Report the number of lines that hold the string "matplotlib". Leave out any other text.
[Start]
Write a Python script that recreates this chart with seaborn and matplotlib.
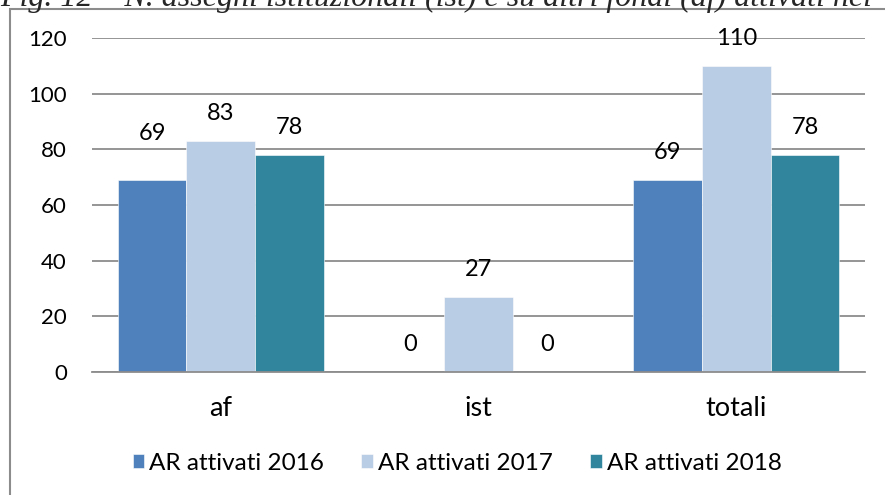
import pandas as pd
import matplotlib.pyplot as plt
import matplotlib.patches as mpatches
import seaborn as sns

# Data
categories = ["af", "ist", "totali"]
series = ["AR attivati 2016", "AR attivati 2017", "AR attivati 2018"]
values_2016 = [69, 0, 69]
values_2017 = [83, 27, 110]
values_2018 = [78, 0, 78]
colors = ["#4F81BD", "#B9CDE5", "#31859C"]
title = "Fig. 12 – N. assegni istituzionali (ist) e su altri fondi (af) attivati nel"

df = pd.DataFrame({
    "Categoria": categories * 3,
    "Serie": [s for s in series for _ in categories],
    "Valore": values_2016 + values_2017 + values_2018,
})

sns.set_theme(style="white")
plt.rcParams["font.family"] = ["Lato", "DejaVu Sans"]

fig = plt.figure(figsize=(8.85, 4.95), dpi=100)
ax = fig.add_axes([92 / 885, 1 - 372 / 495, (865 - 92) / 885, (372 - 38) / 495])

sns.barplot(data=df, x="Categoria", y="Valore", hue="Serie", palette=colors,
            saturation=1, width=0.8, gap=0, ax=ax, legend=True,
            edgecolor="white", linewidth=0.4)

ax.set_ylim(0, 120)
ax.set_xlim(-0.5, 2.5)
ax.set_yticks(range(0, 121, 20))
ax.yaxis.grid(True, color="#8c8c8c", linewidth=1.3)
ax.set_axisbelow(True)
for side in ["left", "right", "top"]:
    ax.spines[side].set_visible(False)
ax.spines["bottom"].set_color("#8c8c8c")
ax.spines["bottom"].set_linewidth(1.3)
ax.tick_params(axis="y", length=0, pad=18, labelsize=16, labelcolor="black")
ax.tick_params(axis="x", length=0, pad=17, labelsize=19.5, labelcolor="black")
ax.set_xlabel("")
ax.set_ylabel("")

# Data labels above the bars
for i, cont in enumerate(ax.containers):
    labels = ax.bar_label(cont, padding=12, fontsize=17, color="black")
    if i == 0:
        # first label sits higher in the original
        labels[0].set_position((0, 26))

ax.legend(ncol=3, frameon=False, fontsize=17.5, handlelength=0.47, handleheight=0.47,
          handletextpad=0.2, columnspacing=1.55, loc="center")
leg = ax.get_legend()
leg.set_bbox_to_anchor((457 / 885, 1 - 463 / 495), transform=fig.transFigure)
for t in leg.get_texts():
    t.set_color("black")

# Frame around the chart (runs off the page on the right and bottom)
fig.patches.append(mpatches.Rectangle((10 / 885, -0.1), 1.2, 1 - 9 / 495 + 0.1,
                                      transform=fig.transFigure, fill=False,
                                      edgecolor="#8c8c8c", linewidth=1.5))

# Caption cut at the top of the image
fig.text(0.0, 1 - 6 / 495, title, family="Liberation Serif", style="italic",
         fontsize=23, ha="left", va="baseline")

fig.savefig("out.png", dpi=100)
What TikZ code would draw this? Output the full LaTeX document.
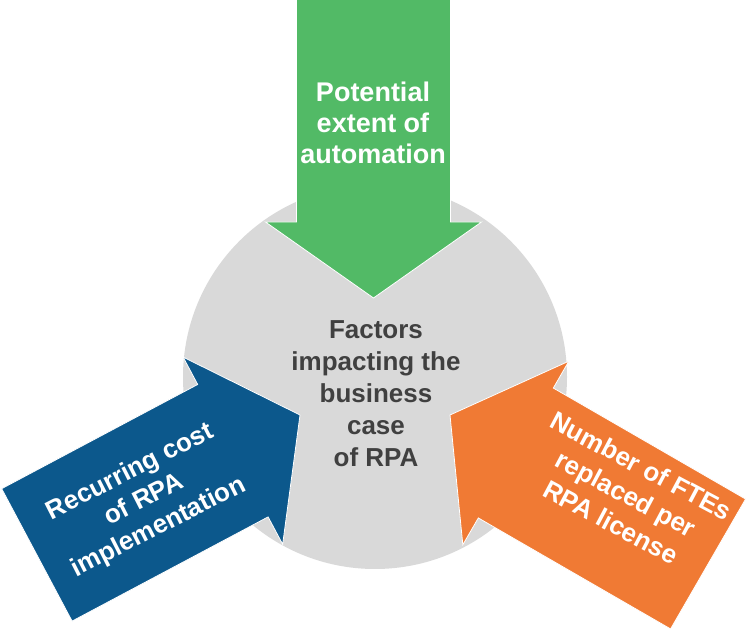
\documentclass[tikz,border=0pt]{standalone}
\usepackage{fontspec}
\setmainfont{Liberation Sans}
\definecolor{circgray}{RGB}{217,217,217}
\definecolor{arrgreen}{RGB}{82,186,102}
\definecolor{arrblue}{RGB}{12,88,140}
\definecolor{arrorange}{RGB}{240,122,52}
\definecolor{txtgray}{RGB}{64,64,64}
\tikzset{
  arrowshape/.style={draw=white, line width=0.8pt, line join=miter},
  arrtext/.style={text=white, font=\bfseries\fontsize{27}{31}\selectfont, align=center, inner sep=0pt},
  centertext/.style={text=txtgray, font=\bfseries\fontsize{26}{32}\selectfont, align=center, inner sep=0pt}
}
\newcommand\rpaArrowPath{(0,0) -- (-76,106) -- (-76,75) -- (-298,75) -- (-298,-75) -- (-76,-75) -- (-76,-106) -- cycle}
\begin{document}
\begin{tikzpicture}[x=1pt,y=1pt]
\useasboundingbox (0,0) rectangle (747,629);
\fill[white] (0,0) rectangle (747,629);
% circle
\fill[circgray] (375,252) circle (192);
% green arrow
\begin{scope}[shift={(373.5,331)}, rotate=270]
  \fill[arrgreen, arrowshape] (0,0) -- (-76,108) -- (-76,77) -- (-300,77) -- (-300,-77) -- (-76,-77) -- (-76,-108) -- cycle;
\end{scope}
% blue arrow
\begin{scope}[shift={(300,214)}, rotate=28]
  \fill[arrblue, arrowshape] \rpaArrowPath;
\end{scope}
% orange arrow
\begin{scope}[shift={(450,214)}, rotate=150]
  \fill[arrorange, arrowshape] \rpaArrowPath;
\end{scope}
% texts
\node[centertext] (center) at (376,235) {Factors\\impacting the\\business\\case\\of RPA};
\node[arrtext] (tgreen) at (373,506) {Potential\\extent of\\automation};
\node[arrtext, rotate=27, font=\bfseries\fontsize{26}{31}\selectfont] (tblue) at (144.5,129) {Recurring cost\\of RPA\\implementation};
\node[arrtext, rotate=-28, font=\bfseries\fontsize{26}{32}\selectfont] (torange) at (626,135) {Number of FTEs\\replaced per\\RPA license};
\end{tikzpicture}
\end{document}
[End]
**Answer to this exercise**.
3